**Working data**
**********

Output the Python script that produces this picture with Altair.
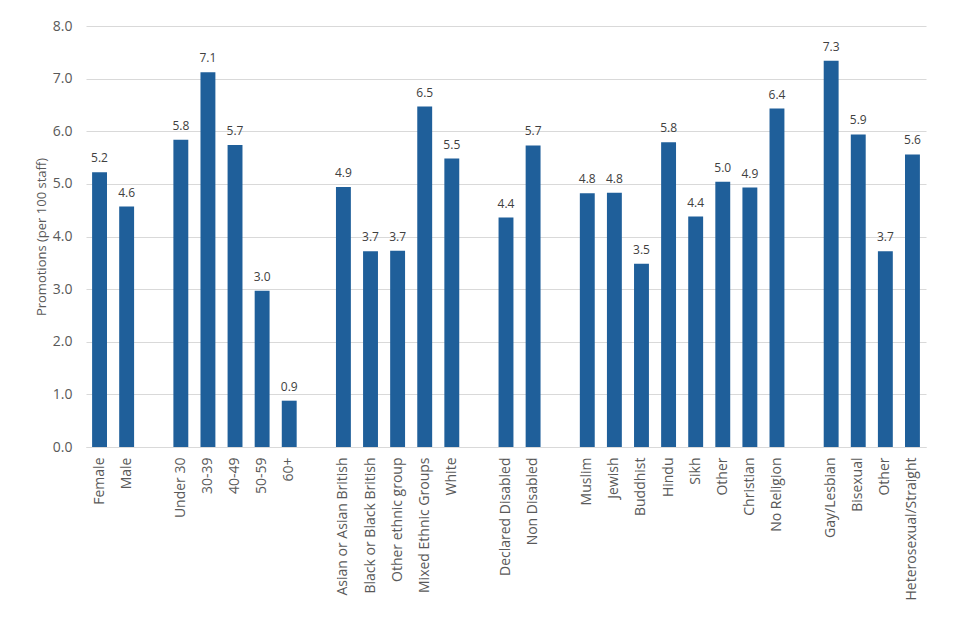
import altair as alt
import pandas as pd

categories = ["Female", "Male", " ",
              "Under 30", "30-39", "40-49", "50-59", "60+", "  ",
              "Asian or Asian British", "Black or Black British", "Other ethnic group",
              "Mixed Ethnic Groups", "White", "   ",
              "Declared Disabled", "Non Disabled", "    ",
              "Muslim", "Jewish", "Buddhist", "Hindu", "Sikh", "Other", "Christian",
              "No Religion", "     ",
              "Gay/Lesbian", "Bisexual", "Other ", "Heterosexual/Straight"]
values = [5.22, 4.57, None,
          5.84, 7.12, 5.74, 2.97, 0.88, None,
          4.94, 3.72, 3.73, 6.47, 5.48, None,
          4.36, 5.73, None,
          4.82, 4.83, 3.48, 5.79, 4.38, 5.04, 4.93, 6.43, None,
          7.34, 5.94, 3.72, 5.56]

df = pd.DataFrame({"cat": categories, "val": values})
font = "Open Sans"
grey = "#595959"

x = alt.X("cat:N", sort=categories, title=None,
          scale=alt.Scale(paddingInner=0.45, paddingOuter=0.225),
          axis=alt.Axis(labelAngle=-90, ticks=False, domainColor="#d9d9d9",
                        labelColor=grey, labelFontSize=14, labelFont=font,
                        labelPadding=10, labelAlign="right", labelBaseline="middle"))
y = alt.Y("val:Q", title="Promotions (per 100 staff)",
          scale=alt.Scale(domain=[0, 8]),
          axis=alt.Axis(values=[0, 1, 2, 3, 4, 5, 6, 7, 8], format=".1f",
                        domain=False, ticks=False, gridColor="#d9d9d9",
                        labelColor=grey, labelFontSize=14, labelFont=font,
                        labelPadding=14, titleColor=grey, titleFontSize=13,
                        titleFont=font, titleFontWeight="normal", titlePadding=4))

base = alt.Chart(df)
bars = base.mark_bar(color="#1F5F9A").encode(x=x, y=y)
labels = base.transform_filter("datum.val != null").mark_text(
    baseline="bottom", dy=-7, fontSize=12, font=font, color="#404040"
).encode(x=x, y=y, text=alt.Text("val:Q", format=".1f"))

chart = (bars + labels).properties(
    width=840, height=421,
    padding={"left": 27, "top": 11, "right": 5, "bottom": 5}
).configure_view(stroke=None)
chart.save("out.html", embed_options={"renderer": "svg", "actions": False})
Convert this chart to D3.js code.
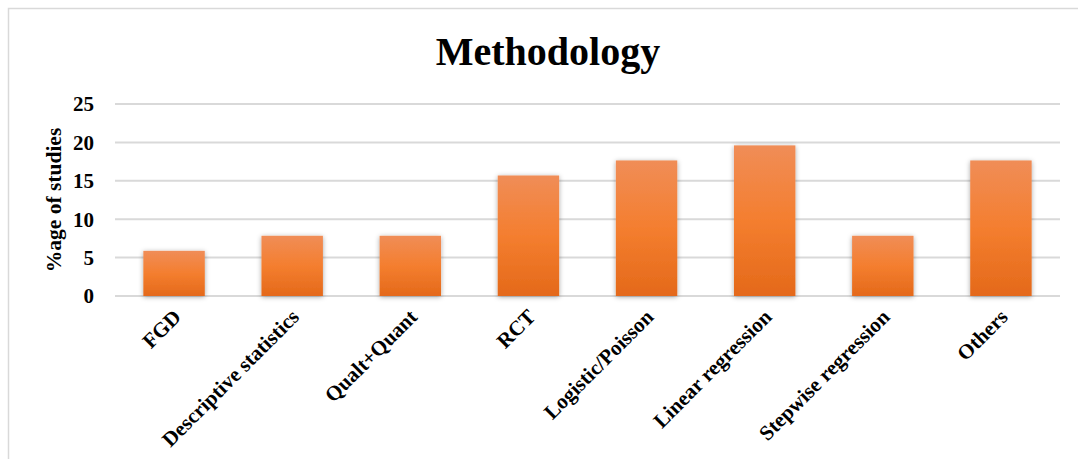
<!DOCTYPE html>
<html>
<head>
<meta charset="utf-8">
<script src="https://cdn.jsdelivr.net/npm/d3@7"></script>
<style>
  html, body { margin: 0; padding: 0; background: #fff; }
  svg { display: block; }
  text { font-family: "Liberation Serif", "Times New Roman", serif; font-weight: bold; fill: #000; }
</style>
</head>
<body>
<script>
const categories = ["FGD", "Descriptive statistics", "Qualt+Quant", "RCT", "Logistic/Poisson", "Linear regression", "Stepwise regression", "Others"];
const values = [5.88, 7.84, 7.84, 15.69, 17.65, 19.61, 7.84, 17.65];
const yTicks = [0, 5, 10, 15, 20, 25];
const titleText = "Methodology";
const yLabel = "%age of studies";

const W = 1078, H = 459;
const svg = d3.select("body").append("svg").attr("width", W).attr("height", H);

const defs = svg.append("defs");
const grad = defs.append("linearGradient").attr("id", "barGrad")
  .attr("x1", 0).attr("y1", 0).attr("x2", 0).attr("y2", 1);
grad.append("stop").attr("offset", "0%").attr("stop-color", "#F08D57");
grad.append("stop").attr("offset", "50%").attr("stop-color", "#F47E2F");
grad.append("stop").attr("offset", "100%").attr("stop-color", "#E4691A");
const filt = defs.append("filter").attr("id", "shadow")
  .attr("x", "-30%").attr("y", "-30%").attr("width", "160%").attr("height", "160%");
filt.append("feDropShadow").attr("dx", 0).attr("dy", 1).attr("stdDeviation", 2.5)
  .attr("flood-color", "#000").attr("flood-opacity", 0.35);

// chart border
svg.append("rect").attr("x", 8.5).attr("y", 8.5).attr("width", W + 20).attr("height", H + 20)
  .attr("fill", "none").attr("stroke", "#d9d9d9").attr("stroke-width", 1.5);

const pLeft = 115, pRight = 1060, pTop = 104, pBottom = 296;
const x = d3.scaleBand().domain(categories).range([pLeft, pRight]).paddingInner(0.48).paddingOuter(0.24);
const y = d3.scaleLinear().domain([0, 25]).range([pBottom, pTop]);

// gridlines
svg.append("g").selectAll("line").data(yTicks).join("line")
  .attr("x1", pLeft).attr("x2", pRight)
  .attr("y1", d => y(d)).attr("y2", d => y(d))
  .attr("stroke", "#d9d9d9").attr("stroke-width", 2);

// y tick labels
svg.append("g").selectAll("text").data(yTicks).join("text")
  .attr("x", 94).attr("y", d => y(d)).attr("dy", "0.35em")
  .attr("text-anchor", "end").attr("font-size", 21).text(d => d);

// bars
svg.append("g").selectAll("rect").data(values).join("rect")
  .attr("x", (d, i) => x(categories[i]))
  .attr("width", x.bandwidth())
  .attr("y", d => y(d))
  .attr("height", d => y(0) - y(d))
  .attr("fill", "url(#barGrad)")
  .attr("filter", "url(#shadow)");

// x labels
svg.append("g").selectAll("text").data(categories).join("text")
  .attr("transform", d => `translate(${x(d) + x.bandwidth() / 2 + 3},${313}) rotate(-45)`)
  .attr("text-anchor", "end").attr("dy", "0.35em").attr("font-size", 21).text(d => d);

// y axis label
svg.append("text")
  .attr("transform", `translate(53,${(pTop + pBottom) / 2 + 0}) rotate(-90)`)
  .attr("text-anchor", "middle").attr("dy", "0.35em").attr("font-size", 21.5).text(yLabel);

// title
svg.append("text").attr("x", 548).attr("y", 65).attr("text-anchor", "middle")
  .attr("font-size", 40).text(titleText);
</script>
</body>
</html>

**********

**Instruction**
Please restate the material above line by line, exactly, beginning at its first line and ending with the line that contains "import pandas as pd", without any pictures.

**Task output**
Output the Python script that produces this picture with Altair.
import altair as alt
import pandas as pd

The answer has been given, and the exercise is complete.